(Plotting code records)
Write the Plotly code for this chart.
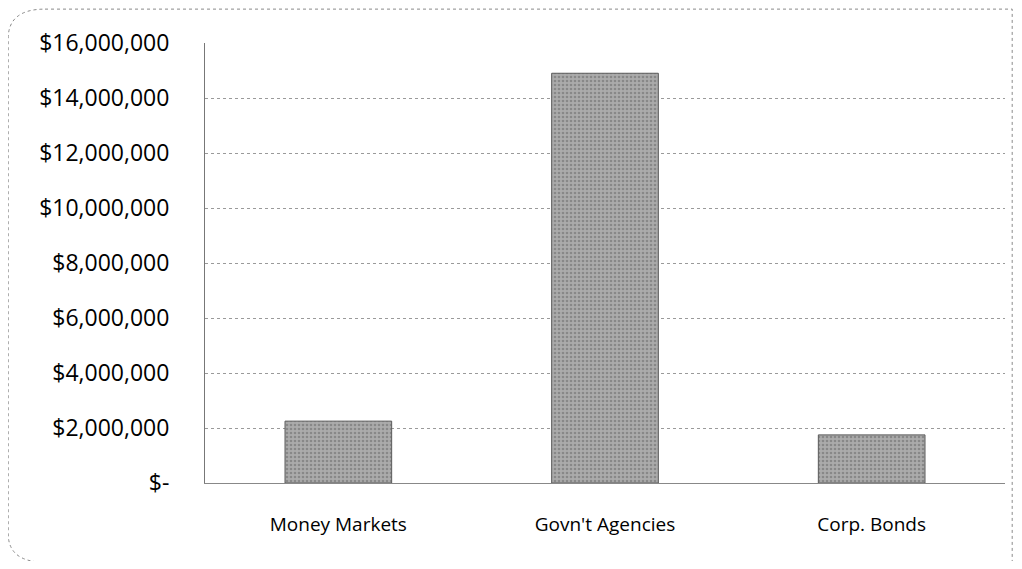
import plotly.graph_objects as go

categories = ["Money Markets", "Govn't Agencies", "Corp. Bonds"]
values = [2250000, 14900000, 1750000]
tick_vals = [0, 2000000, 4000000, 6000000, 8000000, 10000000, 12000000, 14000000, 16000000]
tick_text = ["$-", "$2,000,000", "$4,000,000", "$6,000,000", "$8,000,000",
             "$10,000,000", "$12,000,000", "$14,000,000", "$16,000,000"]

fig = go.Figure()
fig.add_trace(go.Bar(
    x=categories, y=values, width=0.4,
    marker=dict(color="#a0a0a0", line=dict(color="#5a5a5a", width=1),
                pattern=dict(shape=".", fgcolor="#666666", bgcolor="#ababab", size=4, solidity=0.35)),
))

fig.update_layout(
    width=1006, height=553,
    margin=dict(l=197, r=9, t=35, b=78, autoexpand=False),
    paper_bgcolor="white", plot_bgcolor="white",
    showlegend=False,
    font=dict(family="Open Sans", size=20, color="#000000"),
    bargap=0.6,
    shapes=[dict(type="path", xref="paper", yref="paper",
                 path="M -0.2,1.077 L 1.009,1.077 L 1.009,-0.18 L -0.2,-0.18 Q -0.246,-0.18 -0.246,-0.115 L -0.246,1.01 Q -0.246,1.077 -0.2,1.077 Z",
                 line=dict(color="#8a8a8a", width=1, dash="dot"), layer="below")],
)
fig.update_yaxes(
    range=[0, 16000000], tickvals=tick_vals, ticktext=tick_text,
    showgrid=True, gridcolor="#9a9a9a", griddash="dot", gridwidth=1,
    showline=True, linecolor="#777777", linewidth=1,
    ticks="", ticklabelstandoff=30, zeroline=False, automargin=False,
    tickfont=dict(size=23),
)
fig.update_xaxes(
    showline=True, linecolor="#888888", linewidth=1,
    ticks="", ticklabelstandoff=24, automargin=False,
    tickfont=dict(size=19),
)

fig.write_html("out.html")
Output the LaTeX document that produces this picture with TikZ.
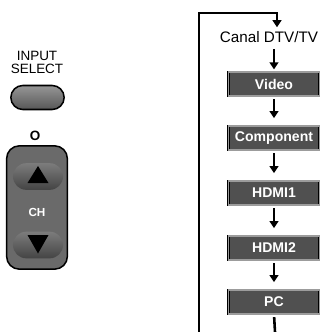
\documentclass[tikz,border=0pt]{standalone}
\usepackage{fontspec}
\setmainfont{Liberation Sans}
\usetikzlibrary{arrows.meta,shapes}
\definecolor{boxgray}{HTML}{505050}
\definecolor{rimgray}{HTML}{9C9C9C}
\definecolor{bodygray}{HTML}{6A6A6A}
\definecolor{btngray}{HTML}{7C7C7C}

\tikzset{
  src/.style={rectangle, fill=boxgray, draw=black, double=rimgray,
    double distance=1.4pt, line width=0.4pt, minimum width=2.72cm,
    minimum height=0.72cm, inner sep=0pt, text=white,
    font=\bfseries\fontsize{12}{12}\selectfont},
  flow/.style={line width=2.2pt, -{Triangle[width=7.5pt,length=6pt]}},
  keypill/.style={rounded rectangle, draw=black, line width=1.3pt,
    inner sep=0pt},
}

\begin{document}
\begin{tikzpicture}[x=0.03cm,y=-0.03cm]
\useasboundingbox (0,0) rectangle (320,332);

% remote keys
\node[align=center, inner sep=0pt,
  font=\fontsize{11.5}{11}\selectfont] (insel) at (37,62) {INPUT\\SELECT};
\node[keypill, top color=btngray!80!white, bottom color=btngray!70!black,
  minimum width=1.6cm, minimum height=0.72cm] (inbtn) at (37.5,97.5) {};
\node[font=\bfseries\fontsize{11.5}{11.5}\selectfont] (ocirc) at (35,135.5) {O};
\node[rectangle, rounded corners=0.38cm, draw=black, line width=1.3pt,
  fill=bodygray, minimum width=1.82cm, minimum height=3.7cm] (chbody) at (37,207.5) {};
\node[rounded rectangle, inner sep=0pt, top color=btngray, bottom color=btngray!55!black,
  minimum width=1.5cm, minimum height=0.8cm] (chup) at (38,176.5) {};
\node[rounded rectangle, inner sep=0pt, top color=btngray, bottom color=btngray!55!black,
  minimum width=1.5cm, minimum height=0.8cm] (chdown) at (38,245) {};
\fill ([shift={(0,-10.5)}]chup.center) -- ([shift={(10.5,6.5)}]chup.center)
  -- ([shift={(-10.5,6.5)}]chup.center) -- cycle;
\fill ([shift={(0,8.5)}]chdown.center) -- ([shift={(10.5,-10)}]chdown.center)
  -- ([shift={(-10.5,-10)}]chdown.center) -- cycle;
\node[text=white, font=\bfseries\fontsize{10}{10}\selectfont] (chtxt) at (37,212) {CH};

% input cycle
\node[font=\fontsize{13}{13}\selectfont] (canal) at (269,37) {Canal DTV/TV};
\node[src] (video) at (274,84) {Video};
\node[src] (comp) at (274,138) {Component};
\node[src] (hdmione) at (274,193) {HDMI1};
\node[src] (hdmitwo) at (274,248) {HDMI2};
\node[src] (pc) at (274,302) {PC};
\coordinate (lbot) at (199,332);
\coordinate (ltop) at (199,13);
\coordinate (rtop) at (277,13);
\coordinate (pcbot) at (275,332);

\draw[flow] (lbot) -- (ltop) -- (rtop) -- (rtop |- canal.north);
\draw[flow, shorten <=2pt, shorten >=2pt] (canal.south -| video.north) -- (video.north);
\draw[flow, shorten <=2.5pt, shorten >=6.5pt] (video) -- (comp);
\draw[flow, shorten <=2.5pt, shorten >=6.5pt] (comp) -- (hdmione);
\draw[flow, shorten <=2.5pt, shorten >=6.5pt] (hdmione) -- (hdmitwo);
\draw[flow, shorten <=2.5pt, shorten >=6.5pt] (hdmitwo) -- (pc);
\draw[line width=2.2pt, shorten <=2.5pt] (pc.south) -- (pcbot);
\end{tikzpicture}
\end{document}
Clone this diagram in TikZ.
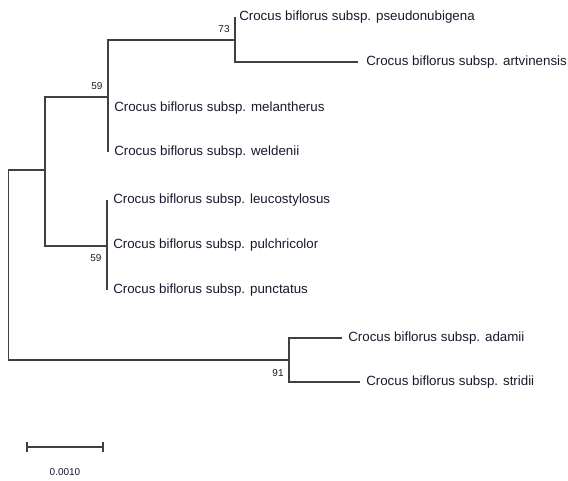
\documentclass[tikz,border=0pt]{standalone}
\usepackage{fontspec}
\setmainfont{Liberation Sans}
\definecolor{txt}{RGB}{25,25,45}
\begin{document}
\begin{tikzpicture}[x=0.75pt,y=-0.75pt,
  branch/.style={draw=black!75, line width=0.8pt},
  taxon/.style={anchor=west, inner sep=0pt, text=txt, font=\fontsize{10}{11}\selectfont},
  boot/.style={inner sep=0pt, text=txt, font=\fontsize{7.5}{9}\selectfont}]
\useasboundingbox (0,0) rectangle (568,480);
% internal nodes
\coordinate (R) at (8.5,265);
\coordinate (A) at (45,170);
\coordinate (E) at (289,360);
\coordinate (B) at (108,97);
\coordinate (D) at (107,246);
\coordinate (C) at (235,40);
% tips
\coordinate (t1) at (235,17);
\coordinate (t2) at (358,62);
\coordinate (t3) at (108,108);
\coordinate (t4) at (108,152);
\coordinate (t5) at (107,200);
\coordinate (t6) at (107,245);
\coordinate (t7) at (107,290);
\coordinate (t8) at (342,338);
\coordinate (t9) at (360,382);
% branches
\draw[branch] (A) -| (R) |- (E);
\draw[branch] (B) -| (A) |- (D);
\draw[branch] (C) -| (B) |- (t4);
\draw[branch] (t1) -- (C) |- (t2);
\draw[branch] (t5) -- (t7);
\draw[branch] (t8) -| (E) |- (t9);
% taxon labels
\node[taxon] (l1) at (239,17.5) {Crocus biflorus subsp. pseudonubigena};
\node[taxon] (l2) at (366,62.5) {Crocus biflorus subsp. artvinensis};
\node[taxon] (l3) at (114,108.5) {Crocus biflorus subsp. melantherus};
\node[taxon] (l4) at (114,152.5) {Crocus biflorus subsp. weldenii};
\node[taxon] (l5) at (113,200.5) {Crocus biflorus subsp. leucostylosus};
\node[taxon] (l6) at (113,245.5) {Crocus biflorus subsp. pulchricolor};
\node[taxon] (l7) at (113,290.5) {Crocus biflorus subsp. punctatus};
\node[taxon] (l8) at (348,338.5) {Crocus biflorus subsp. adamii};
\node[taxon] (l9) at (366,382.5) {Crocus biflorus subsp. stridii};
% bootstrap values
\node[boot] (b73) at (224,29) {73};
\node[boot] (b59a) at (97,86) {59};
\node[boot] (b59b) at (96,258) {59};
\node[boot] (b91) at (278,373) {91};
% scale bar
\coordinate (s1) at (27,447);
\coordinate (s2) at (103,447);
\draw[branch] (s1) -- (s2);
\draw[branch] ([yshift=-4]s1) -- ([yshift=4]s1);
\draw[branch] ([yshift=-4]s2) -- ([yshift=4]s2);
\node[boot] (sl) at (65,472) {0.0010};
\end{tikzpicture}
\end{document}
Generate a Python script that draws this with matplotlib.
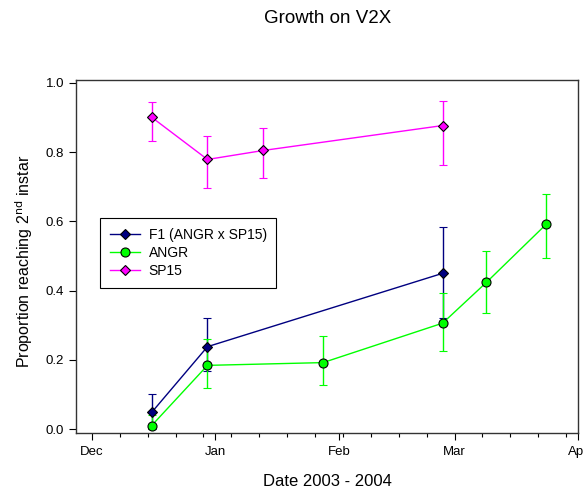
import matplotlib
matplotlib.use("Agg")
import matplotlib.pyplot as plt
import matplotlib.dates as mdates
from matplotlib.ticker import FixedLocator
from matplotlib.lines import Line2D
import datetime as dt

plt.rcParams['font.family'] = ['Liberation Sans', 'DejaVu Sans']

# F1 (ANGR x SP15)
f1_dates = ["2003-12-16", "2003-12-30", "2004-02-27"]
f1_mean = [0.048, 0.238, 0.450]
f1_low = [0.0, 0.168, 0.321]
f1_high = [0.100, 0.322, 0.584]

# ANGR
angr_dates = ["2003-12-16", "2003-12-30", "2004-01-28", "2004-02-27", "2004-03-09", "2004-03-24"]
angr_mean = [0.010, 0.184, 0.192, 0.306, 0.424, 0.592]
angr_low = [0.0, 0.120, 0.126, 0.226, 0.334, 0.495]
angr_high = [0.040, 0.261, 0.270, 0.392, 0.515, 0.679]

# SP15
sp15_dates = ["2003-12-16", "2003-12-30", "2004-01-13", "2004-02-27"]
sp15_mean = [0.901, 0.779, 0.805, 0.877]
sp15_low = [0.833, 0.696, 0.725, 0.763]
sp15_high = [0.946, 0.848, 0.871, 0.949]

y_ticks = [0.0, 0.2, 0.4, 0.6, 0.8, 1.0]

series = [
    ("F1 (ANGR x SP15)", f1_dates, f1_mean, f1_low, f1_high, "#000080", "D", 5.5),
    ("ANGR", angr_dates, angr_mean, angr_low, angr_high, "#00ff00", "o", 6.5),
    ("SP15", sp15_dates, sp15_mean, sp15_low, sp15_high, "#ff00ff", "D", 5.5),
]

fig = plt.figure(figsize=(5.84, 4.93), dpi=100)
ax = fig.add_axes([0.130, 0.1227, 0.860, 0.716])

handles = []
for label, dates, mean, low, high, color, marker, ms in series:
    x = [dt.datetime.strptime(d, "%Y-%m-%d") for d in dates]
    yerr = [[m - l for m, l in zip(mean, low)], [h - m for m, h in zip(mean, high)]]
    ax.errorbar(x, mean, yerr=yerr, color=color, lw=1.0, elinewidth=1.0,
                capsize=3, capthick=1.0, marker=marker, ms=ms,
                mfc=color, mec="black", mew=0.8, zorder=3)
    handles.append(Line2D([], [], color=color, lw=1.0, marker=marker, ms=ms,
                          mfc=color, mec="black", mew=0.8, label=label))

ax.set_xlim(dt.datetime(2003, 11, 27), dt.datetime(2004, 4, 1))
ax.set_ylim(-0.01, 1.01)
ax.set_yticks(y_ticks)
ax.set_yticklabels([f"{v:.1f}" for v in y_ticks])

# month labels with weekly minor ticks
ax.xaxis.set_major_locator(mdates.MonthLocator())
ax.xaxis.set_major_formatter(mdates.DateFormatter("%b"))
minor_days = []
d = dt.datetime(2003, 12, 1)
while d <= dt.datetime(2004, 4, 1):
    minor_days.append(mdates.date2num(d))
    d += dt.timedelta(days=7)
ax.xaxis.set_minor_locator(FixedLocator(minor_days))

ax.tick_params(axis="both", which="major", direction="out", length=5, width=0.8,
               labelsize=9.5, colors="black")
ax.tick_params(axis="x", which="minor", direction="out", length=3, width=0.8)
ax.tick_params(axis="x", which="major", pad=5)
for s in ax.spines.values():
    s.set_linewidth(1.0)
    s.set_color("#333333")

ax.set_xlabel("Date 2003 - 2004", fontsize=12, labelpad=11)
ax.set_ylabel("Proportion reaching 2$^{\\mathrm{nd}}$ instar", fontsize=11.5)
ax.yaxis.set_label_coords(-0.081, 0.484)

fig.text(0.561, 0.963, "Growth on V2X", ha="center", va="center", fontsize=13.5)

leg = ax.legend(handles=handles, loc="upper left", bbox_to_anchor=(0.048, 0.608),
                fontsize=10, frameon=True, fancybox=False, framealpha=1,
                edgecolor="black", handlelength=2.2, handletextpad=0.6,
                borderpad=0.7, labelspacing=0.3, borderaxespad=0)
leg.get_frame().set_linewidth(0.8)

fig.savefig("out.png", dpi=100)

**Problem to work on**
Restate word for word every line from the top of the entries above to the line with "import plotly.graph_objects as go", inclusive, and skip any pictures.

**Task answer**
Write the Plotly code for this chart.
import plotly.graph_objects as go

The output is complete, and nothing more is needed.